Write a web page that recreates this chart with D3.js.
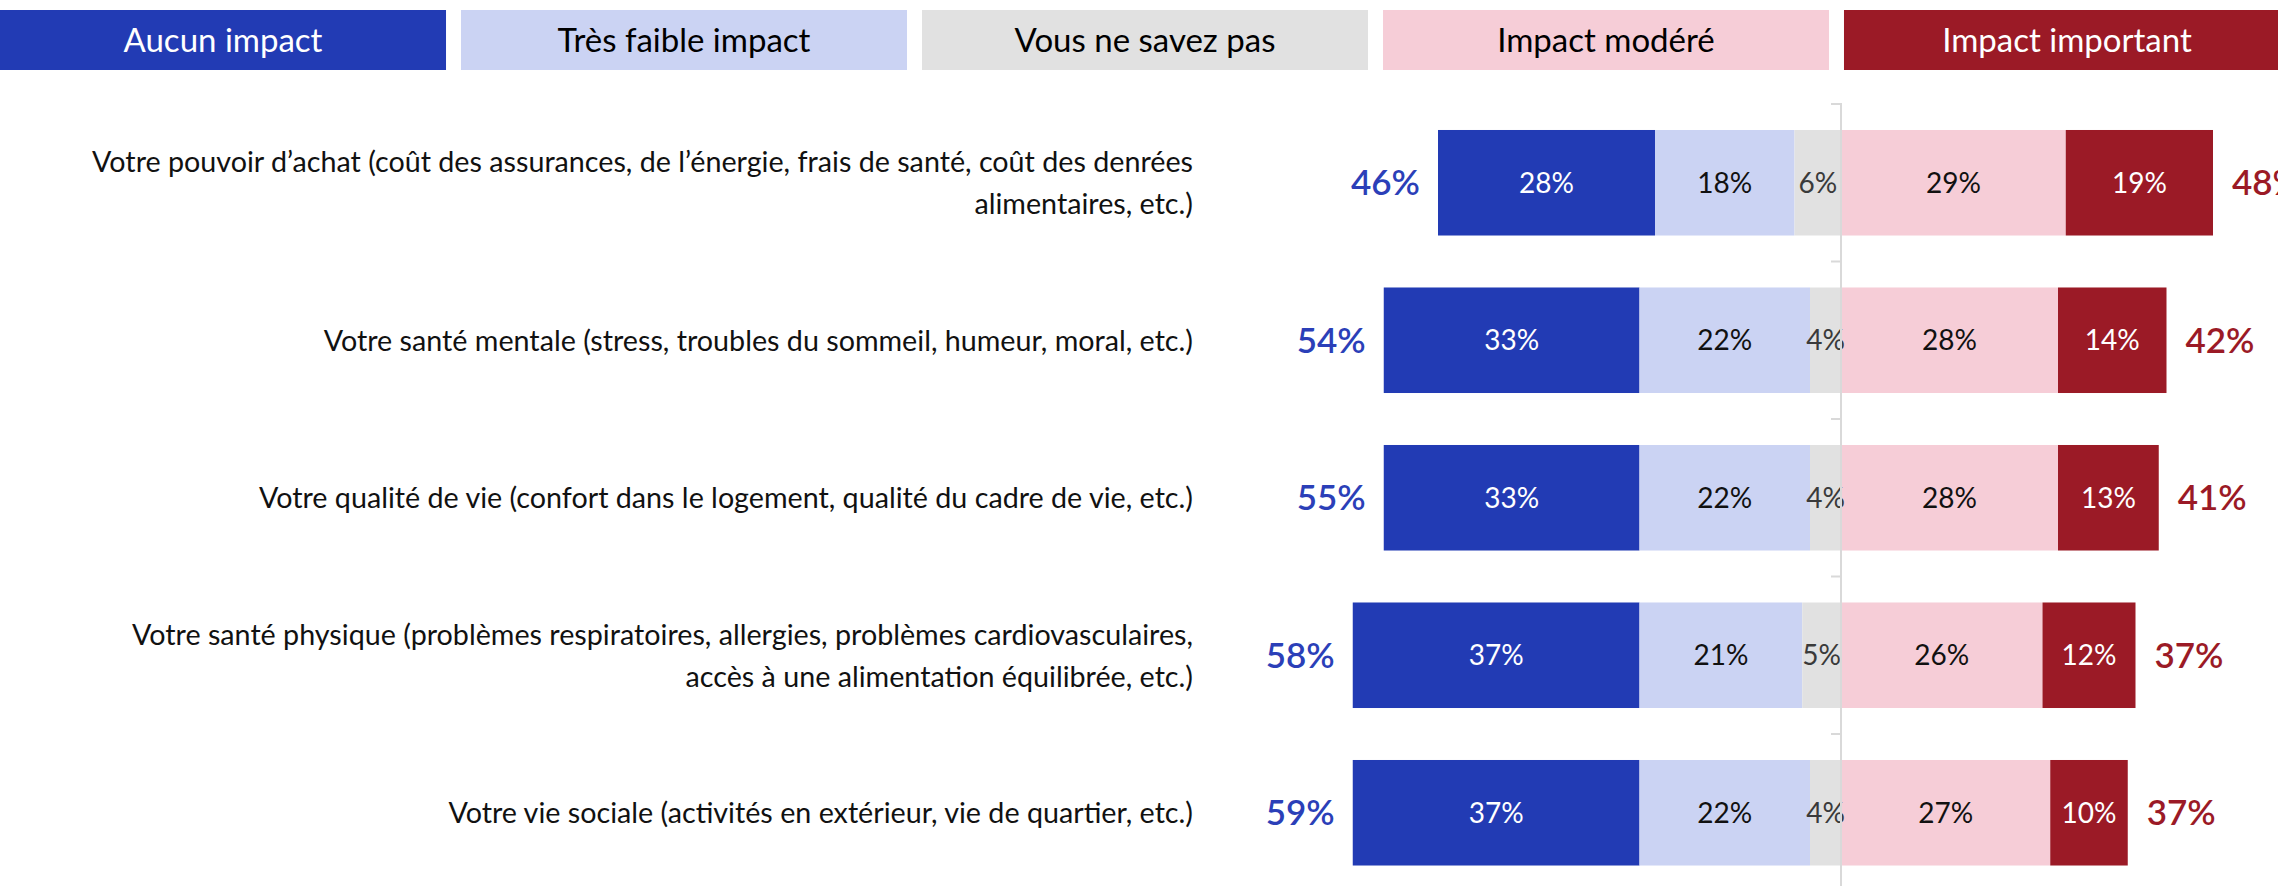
<!DOCTYPE html>
<html>
<head>
<meta charset="utf-8">
<script src="https://cdn.jsdelivr.net/npm/d3@7"></script>
<style>
  html, body { margin: 0; padding: 0; background: #fff; }
  svg { display: block; font-family: "Lato", "Open Sans", sans-serif; }
</style>
</head>
<body>
<svg id="chart" width="2278" height="886"></svg>
<script>
// data
const legendLabels = ["Aucun impact", "Très faible impact", "Vous ne savez pas", "Impact modéré", "Impact important"];

const questions = [
    ["Votre pouvoir d’achat (coût des assurances, de l’énergie, frais de santé, coût des denrées", "alimentaires, etc.)"],
    ["Votre santé mentale (stress, troubles du sommeil, humeur, moral, etc.)"],
    ["Votre qualité de vie (confort dans le logement, qualité du cadre de vie, etc.)"],
    ["Votre santé physique (problèmes respiratoires, allergies, problèmes cardiovasculaires,", "accès à une alimentation équilibrée, etc.)"],
    ["Votre vie sociale (activités en extérieur, vie de quartier, etc.)"]
];

const aucun = [28, 33, 33, 37, 37];
const tresFaible = [18, 22, 22, 21, 22];
const nsp = [6, 4, 4, 5, 4];
const modere = [29, 28, 28, 26, 27];
const important = [19, 14, 13, 12, 10];

const totalPasImpact = [46, 54, 55, 58, 59];
const totalImpact = [48, 42, 41, 37, 37];

(function () {
    const COLORS = ["#223bb4", "#cbd3f3", "#e1e1e1", "#f6cdd7", "#9b1a26"];
    const TEXT = ["#ffffff", "#111111", "#3a3a3a", "#111111", "#ffffff"];
    const LEGEND_TEXT = ["#ffffff", "#000000", "#000000", "#000000", "#ffffff"];

    const svg = d3.select("#chart");

    // legend across the top
    const lx = d3.scaleBand().domain(legendLabels).range([0, 2290]).paddingInner(0.0325);
    const legend = svg.append("g").selectAll("g")
        .data(legendLabels)
        .enter().append("g")
        .attr("transform", d => `translate(${lx(d)},10)`);
    legend.append("rect")
        .attr("width", lx.bandwidth())
        .attr("height", 60)
        .attr("fill", (d, i) => COLORS[i]);
    legend.append("text")
        .attr("x", lx.bandwidth() / 2)
        .attr("y", 30)
        .attr("dy", "0.36em")
        .attr("text-anchor", "middle")
        .attr("font-size", 33)
        .attr("fill", (d, i) => LEGEND_TEXT[i])
        .text(d => d);

    // scales
    const ids = questions.map((q, i) => i);
    const y = d3.scaleBand().domain(ids).range([104, 891.5]).paddingInner(0.33).paddingOuter(0.165);
    const x = d3.scaleLinear().domain([-100, 100]).range([1841 - 775, 1841 + 775]);

    // segments: negative side ends at 0 with the "ne savez pas" share
    const rows = ids.map(i => {
        const left = aucun[i] + tresFaible[i] + nsp[i];
        const vals = [aucun[i], tresFaible[i], nsp[i], modere[i], important[i]];
        let start = -left;
        const segs = vals.map((v, k) => {
            const s = { k, v, x0: start, x1: start + v };
            start += v;
            return s;
        });
        return { i, segs };
    });

    const rowG = svg.append("g").selectAll("g")
        .data(rows)
        .enter().append("g")
        .attr("transform", d => `translate(0,${y(d.i)})`);

    rowG.selectAll("rect")
        .data(d => d.segs)
        .enter().append("rect")
        .attr("x", d => x(d.x0))
        .attr("width", d => x(d.x1) - x(d.x0))
        .attr("height", y.bandwidth())
        .attr("fill", d => COLORS[d.k]);

    // axis line with ticks between categories
    const step = y.step();
    const bounds = d3.range(ids.length + 1).map(j => y.range()[0] + j * step);
    const axis = svg.append("g").attr("stroke", "#d9d9d9").attr("stroke-width", 2);
    axis.append("line")
        .attr("x1", x(0)).attr("x2", x(0))
        .attr("y1", bounds[0] - 1).attr("y2", 886);
    axis.selectAll("line.tick")
        .data(bounds)
        .enter().append("line")
        .attr("class", "tick")
        .attr("x1", x(0) - 10).attr("x2", x(0))
        .attr("y1", d => d).attr("y2", d => d);

    rowG.selectAll("text.seg")
        .data(d => d.segs)
        .enter().append("text")
        .attr("class", "seg")
        .attr("x", d => (x(d.x0) + x(d.x1)) / 2)
        .attr("y", y.bandwidth() / 2)
        .attr("dy", "0.36em")
        .attr("text-anchor", "middle")
        .attr("font-size", 28)
        .attr("fill", d => TEXT[d.k])
        .text(d => d.v + "%");

    // totals
    rowG.append("text")
        .attr("x", d => x(d.segs[0].x0) - 18)
        .attr("y", y.bandwidth() / 2)
        .attr("dy", "0.36em")
        .attr("text-anchor", "end")
        .attr("font-size", 35)
        .attr("font-weight", 600)
        .attr("fill", "#2b3fb8")
        .text(d => totalPasImpact[d.i] + "%");

    rowG.append("text")
        .attr("x", d => x(d.segs[4].x1) + 19)
        .attr("y", y.bandwidth() / 2)
        .attr("dy", "0.36em")
        .attr("font-size", 35)
        .attr("font-weight", 600)
        .attr("fill", "#9b1a26")
        .text(d => totalImpact[d.i] + "%");

    // question labels
    const lab = rowG.append("text")
        .attr("text-anchor", "end")
        .attr("font-size", 28.7)
        .attr("fill", "#111");
    lab.selectAll("tspan")
        .data(d => questions[d.i].map((t, j, arr) => ({ t, off: (j - (arr.length - 1) / 2) * 42 })))
        .enter().append("tspan")
        .attr("x", 1193)
        .attr("y", d => y.bandwidth() / 2 + d.off)
        .attr("dy", "0.36em")
        .text(d => d.t);
})();
</script>
</body>
</html>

▸ **WRITTEN EXERCISE**:
Extract all the data above exactly, excluding every picture.

▸ **SOLUTION FOR THIS EXERCISE**:
Write a web page that recreates this chart with D3.js.
<!DOCTYPE html>
<html>
<head>
<meta charset="utf-8">
<script src="https://cdn.jsdelivr.net/npm/d3@7"></script>
<style>
  html, body { margin: 0; padding: 0; background: #fff; }
  svg { display: block; font-family: "Lato", "Open Sans", sans-serif; }
</style>
</head>
<body>
<svg id="chart" width="2278" height="886"></svg>
<script>
// data
const legendLabels = ["Aucun impact", "Très faible impact", "Vous ne savez pas", "Impact modéré", "Impact important"];

const questions = [
    ["Votre pouvoir d’achat (coût des assurances, de l’énergie, frais de santé, coût des denrées", "alimentaires, etc.)"],
    ["Votre santé mentale (stress, troubles du sommeil, humeur, moral, etc.)"],
    ["Votre qualité de vie (confort dans le logement, qualité du cadre de vie, etc.)"],
    ["Votre santé physique (problèmes respiratoires, allergies, problèmes cardiovasculaires,", "accès à une alimentation équilibrée, etc.)"],
    ["Votre vie sociale (activités en extérieur, vie de quartier, etc.)"]
];

const aucun = [28, 33, 33, 37, 37];
const tresFaible = [18, 22, 22, 21, 22];
const nsp = [6, 4, 4, 5, 4];
const modere = [29, 28, 28, 26, 27];
const important = [19, 14, 13, 12, 10];

const totalPasImpact = [46, 54, 55, 58, 59];
const totalImpact = [48, 42, 41, 37, 37];

(function () {
    const COLORS = ["#223bb4", "#cbd3f3", "#e1e1e1", "#f6cdd7", "#9b1a26"];
    const TEXT = ["#ffffff", "#111111", "#3a3a3a", "#111111", "#ffffff"];
    const LEGEND_TEXT = ["#ffffff", "#000000", "#000000", "#000000", "#ffffff"];

    const svg = d3.select("#chart");

    // legend across the top
    const lx = d3.scaleBand().domain(legendLabels).range([0, 2290]).paddingInner(0.0325);
    const legend = svg.append("g").selectAll("g")
        .data(legendLabels)
        .enter().append("g")
        .attr("transform", d => `translate(${lx(d)},10)`);
    legend.append("rect")
        .attr("width", lx.bandwidth())
        .attr("height", 60)
        .attr("fill", (d, i) => COLORS[i]);
    legend.append("text")
        .attr("x", lx.bandwidth() / 2)
        .attr("y", 30)
        .attr("dy", "0.36em")
        .attr("text-anchor", "middle")
        .attr("font-size", 33)
        .attr("fill", (d, i) => LEGEND_TEXT[i])
        .text(d => d);

    // scales
    const ids = questions.map((q, i) => i);
    const y = d3.scaleBand().domain(ids).range([104, 891.5]).paddingInner(0.33).paddingOuter(0.165);
    const x = d3.scaleLinear().domain([-100, 100]).range([1841 - 775, 1841 + 775]);

    // segments: negative side ends at 0 with the "ne savez pas" share
    const rows = ids.map(i => {
        const left = aucun[i] + tresFaible[i] + nsp[i];
        const vals = [aucun[i], tresFaible[i], nsp[i], modere[i], important[i]];
        let start = -left;
        const segs = vals.map((v, k) => {
            const s = { k, v, x0: start, x1: start + v };
            start += v;
            return s;
        });
        return { i, segs };
    });

    const rowG = svg.append("g").selectAll("g")
        .data(rows)
        .enter().append("g")
        .attr("transform", d => `translate(0,${y(d.i)})`);

    rowG.selectAll("rect")
        .data(d => d.segs)
        .enter().append("rect")
        .attr("x", d => x(d.x0))
        .attr("width", d => x(d.x1) - x(d.x0))
        .attr("height", y.bandwidth())
        .attr("fill", d => COLORS[d.k]);

    // axis line with ticks between categories
    const step = y.step();
    const bounds = d3.range(ids.length + 1).map(j => y.range()[0] + j * step);
    const axis = svg.append("g").attr("stroke", "#d9d9d9").attr("stroke-width", 2);
    axis.append("line")
        .attr("x1", x(0)).attr("x2", x(0))
        .attr("y1", bounds[0] - 1).attr("y2", 886);
    axis.selectAll("line.tick")
        .data(bounds)
        .enter().append("line")
        .attr("class", "tick")
        .attr("x1", x(0) - 10).attr("x2", x(0))
        .attr("y1", d => d).attr("y2", d => d);

    rowG.selectAll("text.seg")
        .data(d => d.segs)
        .enter().append("text")
        .attr("class", "seg")
        .attr("x", d => (x(d.x0) + x(d.x1)) / 2)
        .attr("y", y.bandwidth() / 2)
        .attr("dy", "0.36em")
        .attr("text-anchor", "middle")
        .attr("font-size", 28)
        .attr("fill", d => TEXT[d.k])
        .text(d => d.v + "%");

    // totals
    rowG.append("text")
        .attr("x", d => x(d.segs[0].x0) - 18)
        .attr("y", y.bandwidth() / 2)
        .attr("dy", "0.36em")
        .attr("text-anchor", "end")
        .attr("font-size", 35)
        .attr("font-weight", 600)
        .attr("fill", "#2b3fb8")
        .text(d => totalPasImpact[d.i] + "%");

    rowG.append("text")
        .attr("x", d => x(d.segs[4].x1) + 19)
        .attr("y", y.bandwidth() / 2)
        .attr("dy", "0.36em")
        .attr("font-size", 35)
        .attr("font-weight", 600)
        .attr("fill", "#9b1a26")
        .text(d => totalImpact[d.i] + "%");

    // question labels
    const lab = rowG.append("text")
        .attr("text-anchor", "end")
        .attr("font-size", 28.7)
        .attr("fill", "#111");
    lab.selectAll("tspan")
        .data(d => questions[d.i].map((t, j, arr) => ({ t, off: (j - (arr.length - 1) / 2) * 42 })))
        .enter().append("tspan")
        .attr("x", 1193)
        .attr("y", d => y.bandwidth() / 2 + d.off)
        .attr("dy", "0.36em")
        .text(d => d.t);
})();
</script>
</body>
</html>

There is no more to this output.